Universidad de Málaga

Málaga 1963. Fiestas de Invierno. Plaza de toros de la Malagueta.

Málaga 1963. Fiestas de Invierno. Plaza de toros de la Malagueta.

Un cómico carismático y un ilustre anónimo, un vagabundo de alto postín y una belleza de postal, damas y señores de los de entonces y espontáneos malagueños con luz prodigiosa honraban el tendido con su silencio, con su porte serena, con su pose impertérrita. El respetable hacía más que nunca honor a su nombre. El pueblo hablaba y vestía de otro modo, consagrados a la vieja usanza. Por millares se contaban los ojos ávidos de memorables faenas. ¿Pañuelos blancos? ¿Dos orejas? ¿El rabo? La leyenda está servida. Aquella tarde tampoco se detuvo la comitiva, pero sí el obturador del tiempo, instante decisivo en la Malagueta, sal de plata y festejo, de sol y sombra, pase de pecho y media verónica, irrepetible bullicio… Imaginario colectivo atestado de botas de vino y celuloide. ¿Dónde está Orson Welles? ¿Dónde Ernest Hemingway? ¿Acaso era feliz al caer la noche Manolo Morán?

Los derribos de hoy deben de ser los palacios de ayer. Donde queda humo y silencio hubo quizás fuego y algarabía. Aún yo no era ni estaba ni parecía. Ni siquiera era una idea remota, una posibilidad, un vago deseo. Ni siquiera astilla de burladero, mota de albero en el lagrimal o rumor de furibundo oleaje contra las rocas. Mi memoria no alcanza más allá de mi nacimiento. Pero hay instantáneas que se tornan pasadizos a épocas mejores y fantaseo con fabulosos personajes que no conoceré jamás. Cada vez que me sumerjo en la sal de plata, corro el riesgo de asomarme a un pasado no vivido, donde lo desconocido es excitante e inspirador, pero a continuación sufro el azote de una novísima melancolía. Se tambalean mis adentros, se revuelven mis globos oculares como torcaces en la jaula y me sepulta la arena de un reloj megalítico, salsa agridulce de mis primeros pasos.

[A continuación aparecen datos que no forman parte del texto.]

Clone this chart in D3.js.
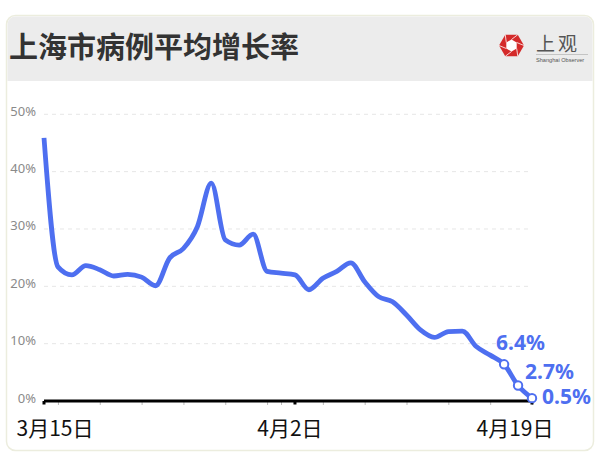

Vi la luz, por fin, años después a la colosal sombra de un hexadecágono neomudéjar, adormecido entre nanas de olas y olés, abrazado figuradamente por sirenas con tirabuzones de oro y miuras berrendos, entre capotes y toallas desflecadas, entre regios matadores y seres queridos. Arrojé a la bahía toneladas de uña y piel. Dejé en los bordillos gotas de sangre, una pizca de mí. Ahora soy feliz en tanto arrecia mi pasión por el séptimo arte y percuten la caja negra de mi pensamiento innumerables ficciones. Es tan alargada la sombra de ciertos hombres. Agnóstico pero devoto de San Luis García Berlanga, Pepe Isbert y Manolo Morán, tampoco se ha detenido todavía la comitiva que ha de librarme de la inopia y llevarme lejos. Mientras tanto el terral se obstina en batir con fuerza el coso y mi pelambre.